═══ Data extract
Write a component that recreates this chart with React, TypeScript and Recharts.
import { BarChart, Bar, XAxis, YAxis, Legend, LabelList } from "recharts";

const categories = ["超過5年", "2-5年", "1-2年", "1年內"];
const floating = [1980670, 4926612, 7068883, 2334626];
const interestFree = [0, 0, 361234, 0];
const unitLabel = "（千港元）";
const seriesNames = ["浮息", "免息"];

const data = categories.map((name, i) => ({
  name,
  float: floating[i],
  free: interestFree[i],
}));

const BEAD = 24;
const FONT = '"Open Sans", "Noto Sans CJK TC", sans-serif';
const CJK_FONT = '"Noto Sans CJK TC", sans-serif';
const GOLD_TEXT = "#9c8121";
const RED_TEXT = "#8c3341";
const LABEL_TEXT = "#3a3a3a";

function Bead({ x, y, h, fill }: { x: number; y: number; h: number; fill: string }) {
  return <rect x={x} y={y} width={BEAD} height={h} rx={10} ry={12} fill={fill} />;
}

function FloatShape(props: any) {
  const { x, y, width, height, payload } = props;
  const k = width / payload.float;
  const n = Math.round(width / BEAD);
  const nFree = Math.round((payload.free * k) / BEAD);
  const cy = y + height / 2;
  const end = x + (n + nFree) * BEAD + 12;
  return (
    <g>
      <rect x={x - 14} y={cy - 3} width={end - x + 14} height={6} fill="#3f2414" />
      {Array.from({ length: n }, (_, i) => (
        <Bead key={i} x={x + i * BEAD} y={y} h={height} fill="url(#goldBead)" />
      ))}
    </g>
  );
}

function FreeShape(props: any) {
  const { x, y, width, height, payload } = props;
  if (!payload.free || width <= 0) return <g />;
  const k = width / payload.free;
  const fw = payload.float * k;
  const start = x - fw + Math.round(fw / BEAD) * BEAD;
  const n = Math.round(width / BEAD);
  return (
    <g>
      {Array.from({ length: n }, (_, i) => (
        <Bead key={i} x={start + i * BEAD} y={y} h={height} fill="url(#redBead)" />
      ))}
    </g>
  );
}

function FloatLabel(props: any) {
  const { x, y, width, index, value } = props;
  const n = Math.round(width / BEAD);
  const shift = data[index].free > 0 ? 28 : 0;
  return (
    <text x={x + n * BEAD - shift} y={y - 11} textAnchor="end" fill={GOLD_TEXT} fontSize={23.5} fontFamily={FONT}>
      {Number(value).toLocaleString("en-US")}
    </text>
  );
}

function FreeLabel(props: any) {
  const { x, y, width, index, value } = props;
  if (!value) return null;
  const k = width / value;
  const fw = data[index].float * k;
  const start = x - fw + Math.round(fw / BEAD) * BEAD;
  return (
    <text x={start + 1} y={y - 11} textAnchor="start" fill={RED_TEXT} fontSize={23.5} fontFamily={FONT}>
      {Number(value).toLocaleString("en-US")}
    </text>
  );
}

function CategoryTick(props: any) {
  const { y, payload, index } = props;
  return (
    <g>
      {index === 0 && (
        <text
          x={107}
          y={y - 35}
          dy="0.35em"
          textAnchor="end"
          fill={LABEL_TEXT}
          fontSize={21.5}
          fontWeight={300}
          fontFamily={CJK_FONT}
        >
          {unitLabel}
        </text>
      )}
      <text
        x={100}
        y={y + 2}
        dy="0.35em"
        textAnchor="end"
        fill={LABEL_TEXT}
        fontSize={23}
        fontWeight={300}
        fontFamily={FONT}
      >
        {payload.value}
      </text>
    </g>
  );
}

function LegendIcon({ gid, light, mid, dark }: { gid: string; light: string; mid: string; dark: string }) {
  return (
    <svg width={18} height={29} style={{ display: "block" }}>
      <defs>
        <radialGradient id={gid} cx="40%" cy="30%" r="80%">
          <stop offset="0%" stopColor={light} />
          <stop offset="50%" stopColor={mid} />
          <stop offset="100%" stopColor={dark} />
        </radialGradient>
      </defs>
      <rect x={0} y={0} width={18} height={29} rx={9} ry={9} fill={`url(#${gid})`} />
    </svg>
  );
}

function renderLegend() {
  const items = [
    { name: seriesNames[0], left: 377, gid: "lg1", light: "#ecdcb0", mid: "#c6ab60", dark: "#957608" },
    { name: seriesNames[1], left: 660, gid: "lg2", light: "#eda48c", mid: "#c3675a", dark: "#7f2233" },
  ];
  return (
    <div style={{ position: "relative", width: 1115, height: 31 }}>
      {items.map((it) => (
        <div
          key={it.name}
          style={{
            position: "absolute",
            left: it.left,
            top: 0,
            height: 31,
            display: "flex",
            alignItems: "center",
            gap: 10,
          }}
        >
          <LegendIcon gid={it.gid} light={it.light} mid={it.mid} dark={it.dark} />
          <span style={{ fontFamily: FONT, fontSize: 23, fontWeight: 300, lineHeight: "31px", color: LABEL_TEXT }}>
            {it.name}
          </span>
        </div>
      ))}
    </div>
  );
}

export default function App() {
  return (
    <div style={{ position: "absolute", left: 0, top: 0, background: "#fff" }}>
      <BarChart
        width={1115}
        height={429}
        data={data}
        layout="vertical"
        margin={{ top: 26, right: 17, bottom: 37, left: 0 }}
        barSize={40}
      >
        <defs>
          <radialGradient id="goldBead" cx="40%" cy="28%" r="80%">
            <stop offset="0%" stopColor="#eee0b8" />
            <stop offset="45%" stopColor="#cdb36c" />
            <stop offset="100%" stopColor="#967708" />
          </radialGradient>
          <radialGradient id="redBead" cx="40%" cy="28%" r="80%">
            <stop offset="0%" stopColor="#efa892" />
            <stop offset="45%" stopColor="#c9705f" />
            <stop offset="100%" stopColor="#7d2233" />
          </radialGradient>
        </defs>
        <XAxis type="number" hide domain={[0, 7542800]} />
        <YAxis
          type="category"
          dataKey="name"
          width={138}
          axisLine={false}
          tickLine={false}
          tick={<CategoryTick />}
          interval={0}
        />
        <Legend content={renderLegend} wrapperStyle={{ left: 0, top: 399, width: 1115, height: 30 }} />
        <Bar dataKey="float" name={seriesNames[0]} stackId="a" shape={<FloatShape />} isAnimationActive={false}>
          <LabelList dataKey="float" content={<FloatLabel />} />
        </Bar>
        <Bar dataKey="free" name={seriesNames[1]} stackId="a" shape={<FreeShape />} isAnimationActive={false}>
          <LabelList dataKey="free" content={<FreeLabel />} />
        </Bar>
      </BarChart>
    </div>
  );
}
══════
### What you should do
Your task is to repeat every line exactly.

### The solution
Write a component that recreates this chart with React, TypeScript and Recharts.
import { BarChart, Bar, XAxis, YAxis, Legend, LabelList } from "recharts";

const categories = ["超過5年", "2-5年", "1-2年", "1年內"];
const floating = [1980670, 4926612, 7068883, 2334626];
const interestFree = [0, 0, 361234, 0];
const unitLabel = "（千港元）";
const seriesNames = ["浮息", "免息"];

const data = categories.map((name, i) => ({
  name,
  float: floating[i],
  free: interestFree[i],
}));

const BEAD = 24;
const FONT = '"Open Sans", "Noto Sans CJK TC", sans-serif';
const CJK_FONT = '"Noto Sans CJK TC", sans-serif';
const GOLD_TEXT = "#9c8121";
const RED_TEXT = "#8c3341";
const LABEL_TEXT = "#3a3a3a";

function Bead({ x, y, h, fill }: { x: number; y: number; h: number; fill: string }) {
  return <rect x={x} y={y} width={BEAD} height={h} rx={10} ry={12} fill={fill} />;
}

function FloatShape(props: any) {
  const { x, y, width, height, payload } = props;
  const k = width / payload.float;
  const n = Math.round(width / BEAD);
  const nFree = Math.round((payload.free * k) / BEAD);
  const cy = y + height / 2;
  const end = x + (n + nFree) * BEAD + 12;
  return (
    <g>
      <rect x={x - 14} y={cy - 3} width={end - x + 14} height={6} fill="#3f2414" />
      {Array.from({ length: n }, (_, i) => (
        <Bead key={i} x={x + i * BEAD} y={y} h={height} fill="url(#goldBead)" />
      ))}
    </g>
  );
}

function FreeShape(props: any) {
  const { x, y, width, height, payload } = props;
  if (!payload.free || width <= 0) return <g />;
  const k = width / payload.free;
  const fw = payload.float * k;
  const start = x - fw + Math.round(fw / BEAD) * BEAD;
  const n = Math.round(width / BEAD);
  return (
    <g>
      {Array.from({ length: n }, (_, i) => (
        <Bead key={i} x={start + i * BEAD} y={y} h={height} fill="url(#redBead)" />
      ))}
    </g>
  );
}

function FloatLabel(props: any) {
  const { x, y, width, index, value } = props;
  const n = Math.round(width / BEAD);
  const shift = data[index].free > 0 ? 28 : 0;
  return (
    <text x={x + n * BEAD - shift} y={y - 11} textAnchor="end" fill={GOLD_TEXT} fontSize={23.5} fontFamily={FONT}>
      {Number(value).toLocaleString("en-US")}
    </text>
  );
}

function FreeLabel(props: any) {
  const { x, y, width, index, value } = props;
  if (!value) return null;
  const k = width / value;
  const fw = data[index].float * k;
  const start = x - fw + Math.round(fw / BEAD) * BEAD;
  return (
    <text x={start + 1} y={y - 11} textAnchor="start" fill={RED_TEXT} fontSize={23.5} fontFamily={FONT}>
      {Number(value).toLocaleString("en-US")}
    </text>
  );
}

function CategoryTick(props: any) {
  const { y, payload, index } = props;
  return (
    <g>
      {index === 0 && (
        <text
          x={107}
          y={y - 35}
          dy="0.35em"
          textAnchor="end"
          fill={LABEL_TEXT}
          fontSize={21.5}
          fontWeight={300}
          fontFamily={CJK_FONT}
        >
          {unitLabel}
        </text>
      )}
      <text
        x={100}
        y={y + 2}
        dy="0.35em"
        textAnchor="end"
        fill={LABEL_TEXT}
        fontSize={23}
        fontWeight={300}
        fontFamily={FONT}
      >
        {payload.value}
      </text>
    </g>
  );
}

function LegendIcon({ gid, light, mid, dark }: { gid: string; light: string; mid: string; dark: string }) {
  return (
    <svg width={18} height={29} style={{ display: "block" }}>
      <defs>
        <radialGradient id={gid} cx="40%" cy="30%" r="80%">
          <stop offset="0%" stopColor={light} />
          <stop offset="50%" stopColor={mid} />
          <stop offset="100%" stopColor={dark} />
        </radialGradient>
      </defs>
      <rect x={0} y={0} width={18} height={29} rx={9} ry={9} fill={`url(#${gid})`} />
    </svg>
  );
}

function renderLegend() {
  const items = [
    { name: seriesNames[0], left: 377, gid: "lg1", light: "#ecdcb0", mid: "#c6ab60", dark: "#957608" },
    { name: seriesNames[1], left: 660, gid: "lg2", light: "#eda48c", mid: "#c3675a", dark: "#7f2233" },
  ];
  return (
    <div style={{ position: "relative", width: 1115, height: 31 }}>
      {items.map((it) => (
        <div
          key={it.name}
          style={{
            position: "absolute",
            left: it.left,
            top: 0,
            height: 31,
            display: "flex",
            alignItems: "center",
            gap: 10,
          }}
        >
          <LegendIcon gid={it.gid} light={it.light} mid={it.mid} dark={it.dark} />
          <span style={{ fontFamily: FONT, fontSize: 23, fontWeight: 300, lineHeight: "31px", color: LABEL_TEXT }}>
            {it.name}
          </span>
        </div>
      ))}
    </div>
  );
}

export default function App() {
  return (
    <div style={{ position: "absolute", left: 0, top: 0, background: "#fff" }}>
      <BarChart
        width={1115}
        height={429}
        data={data}
        layout="vertical"
        margin={{ top: 26, right: 17, bottom: 37, left: 0 }}
        barSize={40}
      >
        <defs>
          <radialGradient id="goldBead" cx="40%" cy="28%" r="80%">
            <stop offset="0%" stopColor="#eee0b8" />
            <stop offset="45%" stopColor="#cdb36c" />
            <stop offset="100%" stopColor="#967708" />
          </radialGradient>
          <radialGradient id="redBead" cx="40%" cy="28%" r="80%">
            <stop offset="0%" stopColor="#efa892" />
            <stop offset="45%" stopColor="#c9705f" />
            <stop offset="100%" stopColor="#7d2233" />
          </radialGradient>
        </defs>
        <XAxis type="number" hide domain={[0, 7542800]} />
        <YAxis
          type="category"
          dataKey="name"
          width={138}
          axisLine={false}
          tickLine={false}
          tick={<CategoryTick />}
          interval={0}
        />
        <Legend content={renderLegend} wrapperStyle={{ left: 0, top: 399, width: 1115, height: 30 }} />
        <Bar dataKey="float" name={seriesNames[0]} stackId="a" shape={<FloatShape />} isAnimationActive={false}>
          <LabelList dataKey="float" content={<FloatLabel />} />
        </Bar>
        <Bar dataKey="free" name={seriesNames[1]} stackId="a" shape={<FreeShape />} isAnimationActive={false}>
          <LabelList dataKey="free" content={<FreeLabel />} />
        </Bar>
      </BarChart>
    </div>
  );
}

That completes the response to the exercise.